Skip all pictures. Write out the data below from its first line through the line that contains "minimum width=204pt] (sc)".
══════
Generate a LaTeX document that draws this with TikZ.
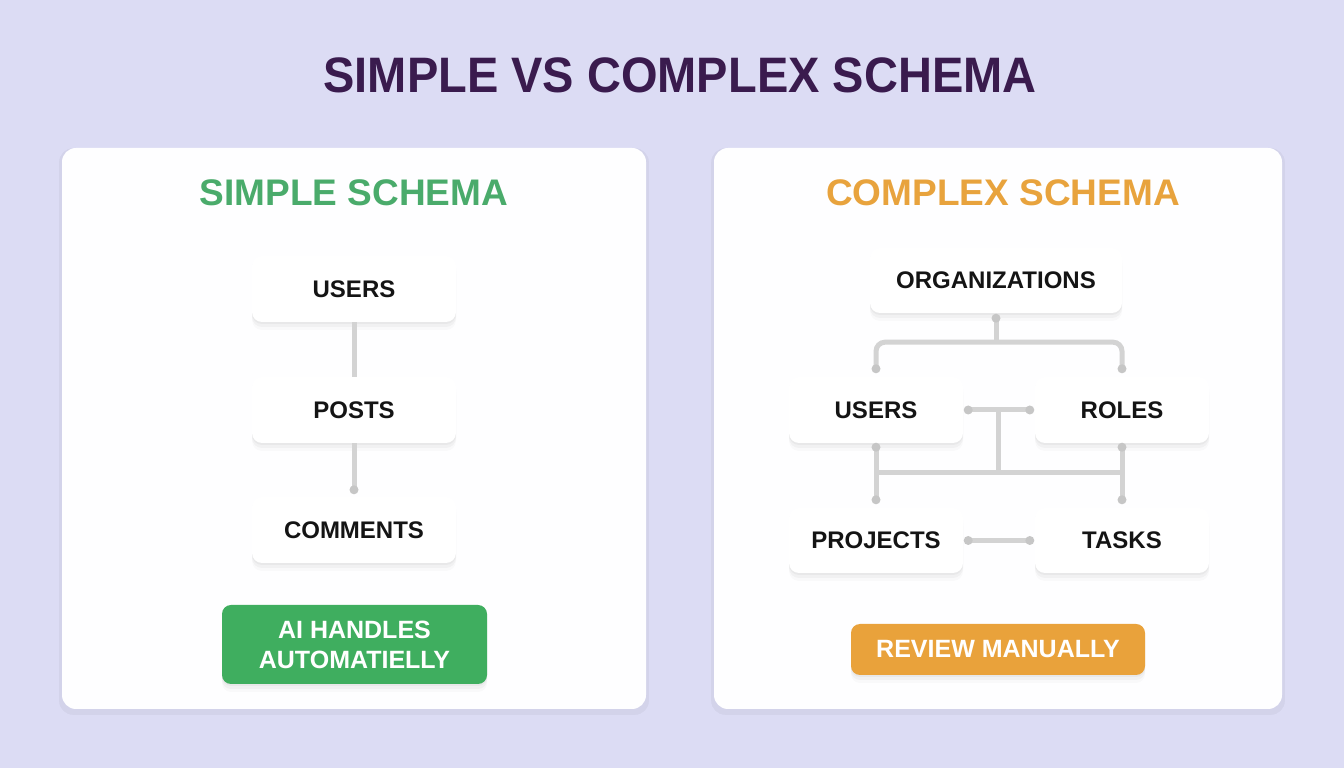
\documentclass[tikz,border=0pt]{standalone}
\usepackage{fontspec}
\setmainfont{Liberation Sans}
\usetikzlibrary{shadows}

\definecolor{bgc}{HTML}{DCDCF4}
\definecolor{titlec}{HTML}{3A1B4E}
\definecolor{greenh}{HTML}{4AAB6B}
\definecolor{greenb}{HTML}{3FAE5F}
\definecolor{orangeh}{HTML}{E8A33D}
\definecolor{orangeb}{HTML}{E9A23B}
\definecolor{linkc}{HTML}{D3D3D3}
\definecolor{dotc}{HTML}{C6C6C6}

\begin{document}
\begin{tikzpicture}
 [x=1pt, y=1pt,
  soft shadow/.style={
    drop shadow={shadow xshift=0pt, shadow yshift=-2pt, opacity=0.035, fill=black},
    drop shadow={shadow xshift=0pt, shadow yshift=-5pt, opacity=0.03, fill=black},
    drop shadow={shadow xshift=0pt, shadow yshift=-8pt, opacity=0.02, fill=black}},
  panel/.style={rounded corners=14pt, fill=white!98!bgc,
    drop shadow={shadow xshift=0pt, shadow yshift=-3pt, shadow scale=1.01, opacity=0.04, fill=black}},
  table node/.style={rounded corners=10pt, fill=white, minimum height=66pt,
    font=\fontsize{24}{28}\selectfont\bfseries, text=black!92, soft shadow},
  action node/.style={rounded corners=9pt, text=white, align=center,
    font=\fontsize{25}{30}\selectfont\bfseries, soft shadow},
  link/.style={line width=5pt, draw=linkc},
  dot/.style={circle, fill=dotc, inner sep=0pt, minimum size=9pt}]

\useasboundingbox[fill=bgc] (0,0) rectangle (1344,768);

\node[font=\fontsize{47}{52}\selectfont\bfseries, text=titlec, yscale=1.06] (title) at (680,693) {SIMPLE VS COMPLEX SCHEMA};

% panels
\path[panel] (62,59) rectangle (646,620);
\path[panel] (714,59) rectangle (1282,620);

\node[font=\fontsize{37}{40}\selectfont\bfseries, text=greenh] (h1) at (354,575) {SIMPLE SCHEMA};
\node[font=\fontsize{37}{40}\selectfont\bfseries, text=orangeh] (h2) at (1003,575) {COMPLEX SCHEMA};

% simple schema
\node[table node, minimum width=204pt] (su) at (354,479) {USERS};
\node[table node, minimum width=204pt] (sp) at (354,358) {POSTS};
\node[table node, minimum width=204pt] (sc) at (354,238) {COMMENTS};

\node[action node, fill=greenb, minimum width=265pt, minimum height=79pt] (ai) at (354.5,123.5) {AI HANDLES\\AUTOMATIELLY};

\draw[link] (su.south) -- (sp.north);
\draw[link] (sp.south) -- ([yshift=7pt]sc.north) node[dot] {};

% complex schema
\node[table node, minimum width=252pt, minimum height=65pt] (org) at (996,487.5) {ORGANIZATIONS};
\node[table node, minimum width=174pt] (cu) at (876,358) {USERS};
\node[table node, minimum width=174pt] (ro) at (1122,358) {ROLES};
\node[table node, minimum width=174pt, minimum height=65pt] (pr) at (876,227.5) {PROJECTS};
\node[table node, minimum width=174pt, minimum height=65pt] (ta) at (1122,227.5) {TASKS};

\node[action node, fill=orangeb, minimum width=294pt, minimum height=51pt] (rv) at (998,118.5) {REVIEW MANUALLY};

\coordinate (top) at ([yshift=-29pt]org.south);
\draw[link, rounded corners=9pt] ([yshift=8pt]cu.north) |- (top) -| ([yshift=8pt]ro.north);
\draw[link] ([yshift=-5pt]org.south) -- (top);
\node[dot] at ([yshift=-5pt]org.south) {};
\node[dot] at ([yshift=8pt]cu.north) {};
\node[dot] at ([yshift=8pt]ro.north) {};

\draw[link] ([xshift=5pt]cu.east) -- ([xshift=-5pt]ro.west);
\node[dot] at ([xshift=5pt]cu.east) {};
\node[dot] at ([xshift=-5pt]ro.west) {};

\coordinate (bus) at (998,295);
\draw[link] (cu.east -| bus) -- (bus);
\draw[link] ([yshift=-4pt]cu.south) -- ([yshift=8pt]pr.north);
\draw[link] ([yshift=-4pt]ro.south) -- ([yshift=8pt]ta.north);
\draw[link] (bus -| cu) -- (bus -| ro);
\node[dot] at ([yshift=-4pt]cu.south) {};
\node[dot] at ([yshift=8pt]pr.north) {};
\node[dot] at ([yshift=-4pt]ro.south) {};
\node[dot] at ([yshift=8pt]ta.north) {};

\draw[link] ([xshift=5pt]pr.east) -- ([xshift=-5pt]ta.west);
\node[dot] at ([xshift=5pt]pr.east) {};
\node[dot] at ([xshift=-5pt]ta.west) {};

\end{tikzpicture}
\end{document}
══════
:: Answer to the task ::
Generate a LaTeX document that draws this with TikZ.
\documentclass[tikz,border=0pt]{standalone}
\usepackage{fontspec}
\setmainfont{Liberation Sans}
\usetikzlibrary{shadows}

\definecolor{bgc}{HTML}{DCDCF4}
\definecolor{titlec}{HTML}{3A1B4E}
\definecolor{greenh}{HTML}{4AAB6B}
\definecolor{greenb}{HTML}{3FAE5F}
\definecolor{orangeh}{HTML}{E8A33D}
\definecolor{orangeb}{HTML}{E9A23B}
\definecolor{linkc}{HTML}{D3D3D3}
\definecolor{dotc}{HTML}{C6C6C6}

\begin{document}
\begin{tikzpicture}
 [x=1pt, y=1pt,
  soft shadow/.style={
    drop shadow={shadow xshift=0pt, shadow yshift=-2pt, opacity=0.035, fill=black},
    drop shadow={shadow xshift=0pt, shadow yshift=-5pt, opacity=0.03, fill=black},
    drop shadow={shadow xshift=0pt, shadow yshift=-8pt, opacity=0.02, fill=black}},
  panel/.style={rounded corners=14pt, fill=white!98!bgc,
    drop shadow={shadow xshift=0pt, shadow yshift=-3pt, shadow scale=1.01, opacity=0.04, fill=black}},
  table node/.style={rounded corners=10pt, fill=white, minimum height=66pt,
    font=\fontsize{24}{28}\selectfont\bfseries, text=black!92, soft shadow},
  action node/.style={rounded corners=9pt, text=white, align=center,
    font=\fontsize{25}{30}\selectfont\bfseries, soft shadow},
  link/.style={line width=5pt, draw=linkc},
  dot/.style={circle, fill=dotc, inner sep=0pt, minimum size=9pt}]

\useasboundingbox[fill=bgc] (0,0) rectangle (1344,768);

\node[font=\fontsize{47}{52}\selectfont\bfseries, text=titlec, yscale=1.06] (title) at (680,693) {SIMPLE VS COMPLEX SCHEMA};

% panels
\path[panel] (62,59) rectangle (646,620);
\path[panel] (714,59) rectangle (1282,620);

\node[font=\fontsize{37}{40}\selectfont\bfseries, text=greenh] (h1) at (354,575) {SIMPLE SCHEMA};
\node[font=\fontsize{37}{40}\selectfont\bfseries, text=orangeh] (h2) at (1003,575) {COMPLEX SCHEMA};

% simple schema
\node[table node, minimum width=204pt] (su) at (354,479) {USERS};
\node[table node, minimum width=204pt] (sp) at (354,358) {POSTS};
\node[table node, minimum width=204pt] (sc) at (354,238) {COMMENTS};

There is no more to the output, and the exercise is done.